__What to produce__:
Print, word for word, every line from the beginning of the listing up to and including the line with "const peakLabelG = [33.0, 33.0, 73.6];". Pictures are to be excluded.

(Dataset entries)

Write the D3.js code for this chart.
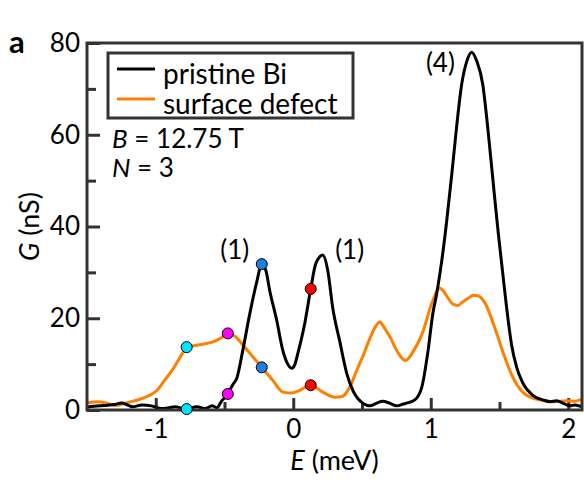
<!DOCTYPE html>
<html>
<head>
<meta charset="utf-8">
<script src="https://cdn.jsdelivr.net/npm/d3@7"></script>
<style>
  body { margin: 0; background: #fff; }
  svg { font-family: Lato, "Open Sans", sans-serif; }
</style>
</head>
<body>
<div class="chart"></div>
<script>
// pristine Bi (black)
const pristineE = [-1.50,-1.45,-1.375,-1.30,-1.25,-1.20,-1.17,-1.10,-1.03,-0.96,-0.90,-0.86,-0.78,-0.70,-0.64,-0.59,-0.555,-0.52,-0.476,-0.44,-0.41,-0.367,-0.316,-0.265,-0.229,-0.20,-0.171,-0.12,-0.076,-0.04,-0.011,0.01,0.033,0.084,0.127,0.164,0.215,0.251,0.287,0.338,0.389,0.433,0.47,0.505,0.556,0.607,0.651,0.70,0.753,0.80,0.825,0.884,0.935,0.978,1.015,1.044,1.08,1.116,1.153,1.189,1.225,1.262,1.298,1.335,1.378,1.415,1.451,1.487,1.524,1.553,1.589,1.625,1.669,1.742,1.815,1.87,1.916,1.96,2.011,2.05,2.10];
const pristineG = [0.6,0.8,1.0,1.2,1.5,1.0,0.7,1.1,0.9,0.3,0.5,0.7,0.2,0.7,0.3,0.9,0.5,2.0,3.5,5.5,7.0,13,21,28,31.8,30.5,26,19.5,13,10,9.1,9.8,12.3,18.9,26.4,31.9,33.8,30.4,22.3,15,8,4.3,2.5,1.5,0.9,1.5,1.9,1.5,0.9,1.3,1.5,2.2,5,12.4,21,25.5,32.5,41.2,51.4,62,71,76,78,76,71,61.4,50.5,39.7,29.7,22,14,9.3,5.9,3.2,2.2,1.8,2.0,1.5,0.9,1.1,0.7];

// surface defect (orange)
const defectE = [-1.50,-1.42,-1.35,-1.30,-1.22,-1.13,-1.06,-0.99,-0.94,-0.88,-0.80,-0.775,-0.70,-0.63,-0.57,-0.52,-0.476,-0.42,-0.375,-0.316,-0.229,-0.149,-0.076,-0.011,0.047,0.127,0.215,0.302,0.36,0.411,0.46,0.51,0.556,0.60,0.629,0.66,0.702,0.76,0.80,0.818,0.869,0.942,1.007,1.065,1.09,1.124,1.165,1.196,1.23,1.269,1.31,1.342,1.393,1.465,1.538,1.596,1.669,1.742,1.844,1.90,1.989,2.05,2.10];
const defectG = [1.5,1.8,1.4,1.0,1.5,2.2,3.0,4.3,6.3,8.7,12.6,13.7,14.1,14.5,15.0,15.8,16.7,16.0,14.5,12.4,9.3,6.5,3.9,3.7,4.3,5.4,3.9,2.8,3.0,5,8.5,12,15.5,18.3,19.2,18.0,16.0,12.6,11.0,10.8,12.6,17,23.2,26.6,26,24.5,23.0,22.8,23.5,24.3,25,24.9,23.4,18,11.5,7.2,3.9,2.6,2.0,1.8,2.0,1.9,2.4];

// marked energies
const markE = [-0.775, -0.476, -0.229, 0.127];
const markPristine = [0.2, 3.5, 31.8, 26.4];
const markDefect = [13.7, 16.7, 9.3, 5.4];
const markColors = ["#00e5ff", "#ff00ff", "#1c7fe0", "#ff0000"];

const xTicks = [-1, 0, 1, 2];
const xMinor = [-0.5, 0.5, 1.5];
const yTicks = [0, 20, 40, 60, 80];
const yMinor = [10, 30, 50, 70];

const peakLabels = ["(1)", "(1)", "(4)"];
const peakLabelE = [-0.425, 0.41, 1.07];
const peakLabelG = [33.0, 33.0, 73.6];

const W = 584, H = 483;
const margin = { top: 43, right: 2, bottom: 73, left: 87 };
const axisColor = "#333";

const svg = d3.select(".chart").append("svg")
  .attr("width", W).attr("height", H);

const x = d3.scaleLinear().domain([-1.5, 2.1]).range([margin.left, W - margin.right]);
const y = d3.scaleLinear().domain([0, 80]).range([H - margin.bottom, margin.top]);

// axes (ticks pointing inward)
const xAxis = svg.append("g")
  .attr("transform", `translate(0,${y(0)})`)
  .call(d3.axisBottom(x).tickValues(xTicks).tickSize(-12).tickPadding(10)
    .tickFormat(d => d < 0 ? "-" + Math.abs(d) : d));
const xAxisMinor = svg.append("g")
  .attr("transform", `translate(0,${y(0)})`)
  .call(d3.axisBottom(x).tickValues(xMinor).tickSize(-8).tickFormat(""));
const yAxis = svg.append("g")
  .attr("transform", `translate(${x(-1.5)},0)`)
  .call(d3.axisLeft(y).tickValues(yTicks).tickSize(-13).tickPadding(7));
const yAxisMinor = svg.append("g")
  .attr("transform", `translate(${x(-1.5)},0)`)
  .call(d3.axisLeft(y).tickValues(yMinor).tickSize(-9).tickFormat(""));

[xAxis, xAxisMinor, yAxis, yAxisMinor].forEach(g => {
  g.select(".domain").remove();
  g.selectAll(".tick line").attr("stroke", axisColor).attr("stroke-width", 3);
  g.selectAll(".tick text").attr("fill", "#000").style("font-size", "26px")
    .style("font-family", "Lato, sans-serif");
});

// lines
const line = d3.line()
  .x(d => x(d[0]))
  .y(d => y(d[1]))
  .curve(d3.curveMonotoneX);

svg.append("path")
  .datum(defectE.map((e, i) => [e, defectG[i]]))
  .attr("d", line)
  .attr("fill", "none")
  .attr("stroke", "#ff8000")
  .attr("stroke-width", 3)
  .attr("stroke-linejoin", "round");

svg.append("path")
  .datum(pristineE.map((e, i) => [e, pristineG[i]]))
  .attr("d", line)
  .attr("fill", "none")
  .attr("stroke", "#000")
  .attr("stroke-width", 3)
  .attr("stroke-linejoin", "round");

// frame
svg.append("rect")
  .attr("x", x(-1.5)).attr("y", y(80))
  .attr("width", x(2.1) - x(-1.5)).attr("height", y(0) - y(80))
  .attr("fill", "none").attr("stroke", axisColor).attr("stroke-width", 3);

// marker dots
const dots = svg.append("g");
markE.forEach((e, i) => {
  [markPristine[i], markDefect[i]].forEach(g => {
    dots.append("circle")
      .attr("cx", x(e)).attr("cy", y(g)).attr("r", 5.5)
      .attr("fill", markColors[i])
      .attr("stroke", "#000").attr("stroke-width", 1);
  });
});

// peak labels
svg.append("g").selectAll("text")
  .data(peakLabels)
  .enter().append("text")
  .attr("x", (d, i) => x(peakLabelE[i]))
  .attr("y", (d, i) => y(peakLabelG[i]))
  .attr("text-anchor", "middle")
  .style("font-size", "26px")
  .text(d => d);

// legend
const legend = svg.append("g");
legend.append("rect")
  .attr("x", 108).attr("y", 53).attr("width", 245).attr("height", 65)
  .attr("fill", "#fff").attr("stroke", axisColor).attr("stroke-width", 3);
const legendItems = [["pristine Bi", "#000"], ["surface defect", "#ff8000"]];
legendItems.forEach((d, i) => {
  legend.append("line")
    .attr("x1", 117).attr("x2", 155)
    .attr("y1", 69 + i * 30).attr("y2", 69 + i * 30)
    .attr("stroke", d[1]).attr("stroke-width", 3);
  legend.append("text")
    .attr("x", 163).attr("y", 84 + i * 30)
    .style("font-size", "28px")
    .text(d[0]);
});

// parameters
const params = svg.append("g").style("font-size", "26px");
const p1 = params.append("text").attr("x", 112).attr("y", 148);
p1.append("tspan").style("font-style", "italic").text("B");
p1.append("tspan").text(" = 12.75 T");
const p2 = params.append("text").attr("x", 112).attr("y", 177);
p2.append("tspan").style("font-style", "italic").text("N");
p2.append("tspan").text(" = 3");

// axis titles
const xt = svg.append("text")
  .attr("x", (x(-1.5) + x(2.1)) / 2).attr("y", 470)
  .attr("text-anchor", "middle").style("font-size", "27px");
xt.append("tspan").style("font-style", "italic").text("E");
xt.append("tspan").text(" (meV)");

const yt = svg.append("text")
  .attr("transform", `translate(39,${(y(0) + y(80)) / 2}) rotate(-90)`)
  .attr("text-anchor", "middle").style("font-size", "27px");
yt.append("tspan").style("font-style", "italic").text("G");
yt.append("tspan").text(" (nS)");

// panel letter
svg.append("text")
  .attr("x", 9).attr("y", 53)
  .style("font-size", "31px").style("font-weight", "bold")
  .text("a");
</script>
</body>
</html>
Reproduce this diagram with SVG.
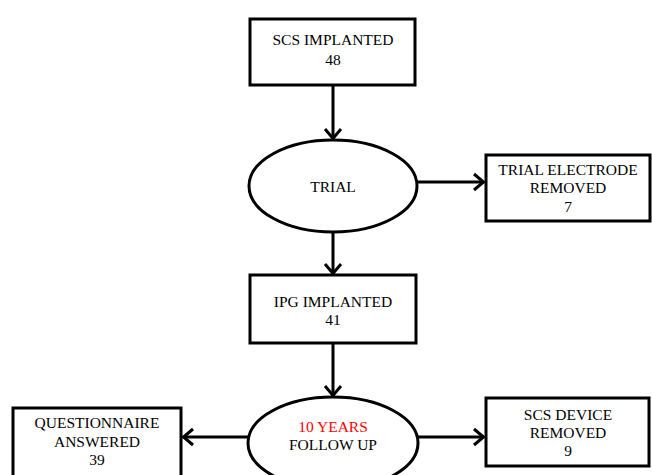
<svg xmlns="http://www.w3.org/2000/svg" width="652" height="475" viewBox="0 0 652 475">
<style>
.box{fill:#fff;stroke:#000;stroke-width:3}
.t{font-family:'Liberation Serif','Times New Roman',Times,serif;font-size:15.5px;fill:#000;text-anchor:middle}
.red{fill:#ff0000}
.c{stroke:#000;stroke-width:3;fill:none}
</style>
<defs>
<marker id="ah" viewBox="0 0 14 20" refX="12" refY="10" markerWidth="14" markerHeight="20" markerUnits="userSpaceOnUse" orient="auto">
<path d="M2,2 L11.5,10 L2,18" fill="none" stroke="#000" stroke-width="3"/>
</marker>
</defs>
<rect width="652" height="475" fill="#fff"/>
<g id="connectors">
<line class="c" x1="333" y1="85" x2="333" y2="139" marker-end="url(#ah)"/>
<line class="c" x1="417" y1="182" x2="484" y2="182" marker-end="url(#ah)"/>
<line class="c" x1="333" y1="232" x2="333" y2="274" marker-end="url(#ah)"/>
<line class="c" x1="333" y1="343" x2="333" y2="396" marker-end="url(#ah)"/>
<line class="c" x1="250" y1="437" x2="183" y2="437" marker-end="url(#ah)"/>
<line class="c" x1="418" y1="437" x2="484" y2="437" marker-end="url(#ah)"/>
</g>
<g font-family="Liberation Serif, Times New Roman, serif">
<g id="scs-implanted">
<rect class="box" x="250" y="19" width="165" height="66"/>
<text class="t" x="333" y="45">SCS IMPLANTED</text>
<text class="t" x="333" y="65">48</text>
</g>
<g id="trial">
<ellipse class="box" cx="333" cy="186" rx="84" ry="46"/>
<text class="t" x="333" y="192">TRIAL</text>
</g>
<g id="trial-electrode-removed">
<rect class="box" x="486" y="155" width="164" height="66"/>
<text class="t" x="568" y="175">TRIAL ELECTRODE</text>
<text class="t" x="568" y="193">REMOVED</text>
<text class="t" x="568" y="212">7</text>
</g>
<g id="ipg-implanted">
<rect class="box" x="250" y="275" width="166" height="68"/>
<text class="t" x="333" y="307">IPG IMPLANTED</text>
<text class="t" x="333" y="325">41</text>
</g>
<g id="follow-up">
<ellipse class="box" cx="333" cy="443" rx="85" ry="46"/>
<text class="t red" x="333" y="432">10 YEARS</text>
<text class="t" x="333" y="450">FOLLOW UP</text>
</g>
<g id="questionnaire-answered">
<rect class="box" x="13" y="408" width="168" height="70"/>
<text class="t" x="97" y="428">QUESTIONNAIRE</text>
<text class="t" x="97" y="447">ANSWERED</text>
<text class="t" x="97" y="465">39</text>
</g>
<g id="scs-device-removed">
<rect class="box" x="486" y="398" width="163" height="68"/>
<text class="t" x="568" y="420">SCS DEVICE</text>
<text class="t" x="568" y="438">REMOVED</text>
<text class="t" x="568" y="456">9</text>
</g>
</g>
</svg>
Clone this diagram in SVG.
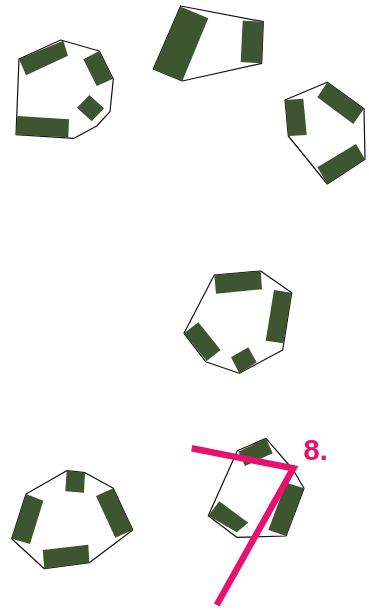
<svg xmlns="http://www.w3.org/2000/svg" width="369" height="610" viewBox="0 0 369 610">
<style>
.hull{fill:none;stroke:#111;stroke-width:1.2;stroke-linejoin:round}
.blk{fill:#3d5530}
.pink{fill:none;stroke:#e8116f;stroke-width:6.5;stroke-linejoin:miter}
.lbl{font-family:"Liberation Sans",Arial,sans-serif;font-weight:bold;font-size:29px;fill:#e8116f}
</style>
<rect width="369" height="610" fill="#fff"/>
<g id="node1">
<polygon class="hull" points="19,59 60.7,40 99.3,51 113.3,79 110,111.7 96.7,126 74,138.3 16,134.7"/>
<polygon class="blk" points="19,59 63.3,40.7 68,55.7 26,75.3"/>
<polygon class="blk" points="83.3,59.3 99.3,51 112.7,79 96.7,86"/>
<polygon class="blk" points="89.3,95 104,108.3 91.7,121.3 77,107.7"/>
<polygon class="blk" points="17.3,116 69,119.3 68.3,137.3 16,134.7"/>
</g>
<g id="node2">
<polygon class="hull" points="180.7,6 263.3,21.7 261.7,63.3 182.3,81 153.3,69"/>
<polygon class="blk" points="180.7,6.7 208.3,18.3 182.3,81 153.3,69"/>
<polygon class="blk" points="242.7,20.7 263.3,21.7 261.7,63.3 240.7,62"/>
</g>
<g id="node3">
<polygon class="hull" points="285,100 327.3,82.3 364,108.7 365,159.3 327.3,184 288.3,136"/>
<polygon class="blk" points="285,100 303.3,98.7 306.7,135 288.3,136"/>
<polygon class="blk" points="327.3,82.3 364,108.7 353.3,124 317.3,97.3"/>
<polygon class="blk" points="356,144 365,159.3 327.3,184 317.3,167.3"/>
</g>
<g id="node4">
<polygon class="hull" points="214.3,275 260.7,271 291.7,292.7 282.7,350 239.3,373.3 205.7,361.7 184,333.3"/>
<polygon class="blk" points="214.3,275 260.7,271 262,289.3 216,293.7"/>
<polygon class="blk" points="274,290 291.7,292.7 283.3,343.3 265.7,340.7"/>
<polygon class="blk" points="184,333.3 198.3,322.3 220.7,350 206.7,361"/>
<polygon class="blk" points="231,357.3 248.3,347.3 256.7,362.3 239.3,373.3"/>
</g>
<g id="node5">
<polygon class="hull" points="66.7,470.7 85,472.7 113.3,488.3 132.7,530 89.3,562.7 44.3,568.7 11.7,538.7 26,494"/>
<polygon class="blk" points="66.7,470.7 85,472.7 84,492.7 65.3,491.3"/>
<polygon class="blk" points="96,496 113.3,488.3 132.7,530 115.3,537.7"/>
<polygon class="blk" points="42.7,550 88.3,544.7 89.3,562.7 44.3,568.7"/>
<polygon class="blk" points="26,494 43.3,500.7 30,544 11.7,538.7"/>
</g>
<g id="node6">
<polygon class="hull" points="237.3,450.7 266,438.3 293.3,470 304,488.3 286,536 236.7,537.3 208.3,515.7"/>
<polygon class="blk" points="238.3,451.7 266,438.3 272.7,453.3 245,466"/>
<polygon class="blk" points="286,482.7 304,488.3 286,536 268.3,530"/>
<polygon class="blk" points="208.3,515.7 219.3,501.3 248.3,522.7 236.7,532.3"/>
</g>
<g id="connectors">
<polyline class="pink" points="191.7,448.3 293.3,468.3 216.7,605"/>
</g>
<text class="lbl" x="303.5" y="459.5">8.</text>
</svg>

__Output below__:
Write the D3.js code for this chart.
<!DOCTYPE html>
<html>
<head>
<meta charset="utf-8">
<script src="https://cdn.jsdelivr.net/npm/d3@7"></script>
<style>
  body { margin: 0; background: #fff; }
  svg { font-family: Lato, "Open Sans", sans-serif; }
</style>
</head>
<body>
<div class="chart"></div>
<script>
// pristine Bi (black)
const pristineE = [-1.50,-1.45,-1.375,-1.30,-1.25,-1.20,-1.17,-1.10,-1.03,-0.96,-0.90,-0.86,-0.78,-0.70,-0.64,-0.59,-0.555,-0.52,-0.476,-0.44,-0.41,-0.367,-0.316,-0.265,-0.229,-0.20,-0.171,-0.12,-0.076,-0.04,-0.011,0.01,0.033,0.084,0.127,0.164,0.215,0.251,0.287,0.338,0.389,0.433,0.47,0.505,0.556,0.607,0.651,0.70,0.753,0.80,0.825,0.884,0.935,0.978,1.015,1.044,1.08,1.116,1.153,1.189,1.225,1.262,1.298,1.335,1.378,1.415,1.451,1.487,1.524,1.553,1.589,1.625,1.669,1.742,1.815,1.87,1.916,1.96,2.011,2.05,2.10];
const pristineG = [0.6,0.8,1.0,1.2,1.5,1.0,0.7,1.1,0.9,0.3,0.5,0.7,0.2,0.7,0.3,0.9,0.5,2.0,3.5,5.5,7.0,13,21,28,31.8,30.5,26,19.5,13,10,9.1,9.8,12.3,18.9,26.4,31.9,33.8,30.4,22.3,15,8,4.3,2.5,1.5,0.9,1.5,1.9,1.5,0.9,1.3,1.5,2.2,5,12.4,21,25.5,32.5,41.2,51.4,62,71,76,78,76,71,61.4,50.5,39.7,29.7,22,14,9.3,5.9,3.2,2.2,1.8,2.0,1.5,0.9,1.1,0.7];

// surface defect (orange)
const defectE = [-1.50,-1.42,-1.35,-1.30,-1.22,-1.13,-1.06,-0.99,-0.94,-0.88,-0.80,-0.775,-0.70,-0.63,-0.57,-0.52,-0.476,-0.42,-0.375,-0.316,-0.229,-0.149,-0.076,-0.011,0.047,0.127,0.215,0.302,0.36,0.411,0.46,0.51,0.556,0.60,0.629,0.66,0.702,0.76,0.80,0.818,0.869,0.942,1.007,1.065,1.09,1.124,1.165,1.196,1.23,1.269,1.31,1.342,1.393,1.465,1.538,1.596,1.669,1.742,1.844,1.90,1.989,2.05,2.10];
const defectG = [1.5,1.8,1.4,1.0,1.5,2.2,3.0,4.3,6.3,8.7,12.6,13.7,14.1,14.5,15.0,15.8,16.7,16.0,14.5,12.4,9.3,6.5,3.9,3.7,4.3,5.4,3.9,2.8,3.0,5,8.5,12,15.5,18.3,19.2,18.0,16.0,12.6,11.0,10.8,12.6,17,23.2,26.6,26,24.5,23.0,22.8,23.5,24.3,25,24.9,23.4,18,11.5,7.2,3.9,2.6,2.0,1.8,2.0,1.9,2.4];

// marked energies
const markE = [-0.775, -0.476, -0.229, 0.127];
const markPristine = [0.2, 3.5, 31.8, 26.4];
const markDefect = [13.7, 16.7, 9.3, 5.4];
const markColors = ["#00e5ff", "#ff00ff", "#1c7fe0", "#ff0000"];

const xTicks = [-1, 0, 1, 2];
const xMinor = [-0.5, 0.5, 1.5];
const yTicks = [0, 20, 40, 60, 80];
const yMinor = [10, 30, 50, 70];

const peakLabels = ["(1)", "(1)", "(4)"];
const peakLabelE = [-0.425, 0.41, 1.07];
const peakLabelG = [33.0, 33.0, 73.6];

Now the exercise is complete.